Rezension || Liebe Lucy | Julie Sarkissian

by Alexandra Stiller
...

“Die beste Person, der du ein Geheimnis erzählen kannst, bist du selbst”

Lucy ist ein ungewöhnliches Mädchen mit einem ungewöhnlichen Blick auf die Welt. Die Leute schütteln den Kopf über sie, sie ist viel zu langsam und immer fehlen ihr die Wörter. Aber dafür hat sie ja Jennifer, das sprechende Küken in ihrer Schürzentasche. Leider verhält sich Lucy nicht immer so, wie es ihrer Mutter gefallen würde, sie hat einfach kein gutes Benehmen. Deshalb lebt sie auf die Farm von Mister und Missus, einem älteren Ehepaar. Hier trifft sie Samantha, ein schwangeres Mädchen. Die beiden freunden sich an – auch wenn Samantha nicht immer die Wahrheit über ihre Vergangenheit erzählt. Dafür sagt sie die Dinge so, dass Lucy sie versteht. Nach und nach finden die beiden heraus, dass Mister und Missus ein finsteres Geheimnis haben. Als Samanthas Baby kurz nach der Geburt verschwindet, verspricht Lucy, es wiederzufinden, und “ein Versprechen ist etwas, das du niemals vergessen darfst, nicht einmal, wenn du so tust, als hättest du es vergessen.” Also macht sie sich auf die abenteuerliche Suche nach Samanthas Baby

Meine Gedanken zu dem Buch:

Julie Sarkissian legt mit “Liebe Lucy” ein faszinierendes und facettenreiches Debüt vor, dessen Einstieg auf den ersten Seiten vielleicht etwas gewöhnungsbedürftig erscheint, aber gerade dadurch auch die Neugierde auf das Kommende weckt.
Der Roman wird aus drei Perspektiven erzählt. Zum einen ist da natürlich Lucys Geschichte, der für den Leser selbst wohl ergreifendsten Part des Buches. Aber es kommt natürlich auch ihre Freundin und Beschützerin Samantha, eine Mitbewohnerin auf der Farm, zu Wort. Samantha ist schwanger und hadert mit sich und ihrem Schicksal, welches sie auf die Farm brachte. Nach und nach erfährt man auch darüber mehr. Und dann ist da noch die Missus der Farm. Verbittert und enttäuscht vom Leben und in erster Linie von sich selbst, sieht sie nur eine Lösung, den (eingebildeten) Wünschen ihres Mannes gerecht zu werden. Sie verliert sich in ihren Selbstzweifeln und ihrer ausgeprägten Depression und sieht die Realität mit verzerrtem Blick. Durch den ständigen Wechsel zwischen diesen drei Parts setzen sich die Puzzleteile der Geschehnisse zu einen großen Ganzen zusammen.

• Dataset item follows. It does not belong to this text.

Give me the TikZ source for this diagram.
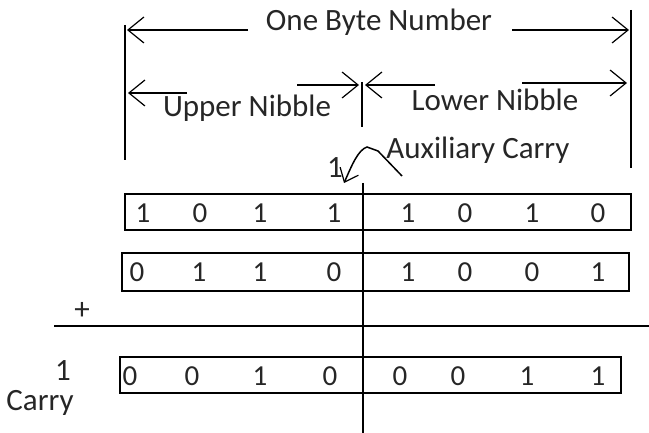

Erwähnenswert sind zudem noch die kleinen Einwürfe von Lucys Mutter in Form von Briefen, die sie an ihre Tochter, die “Liebe Lucy” schreibt, aber nie abschickt. Briefe, in denen sie versucht zu erklären, daran aber scheitert. Lucy ist eine kleine äußerst bemerkenswerte Protagonistin, bei der man nicht umhin kann, sie binnen weniger gelesenen Seiten vollkommen ins Herz zu schließen. Lucy-von-der-Farm, wie sie sich selbst nennt, hat ihre ganz eigene Sichtweise auf die Welt und auf die Dinge, die um sie herum geschehen. Von ihrer überfordernden Mutter, die sich ihr freies Leben voller Spass zurücksehnt, auf die Farm von Missus und Mister abgeschoben, fügt sich Lucy und versucht, ihre zugeteilten Aufgaben zu meistern, dass jeder stolz auf sie sein kann. Für viele Dinge hat sie keine Erklärung parat, versteht sie nicht. Aber sie ist wissbegierig und setzt alles dran, diesen Dingen auf den Grund zu gehen.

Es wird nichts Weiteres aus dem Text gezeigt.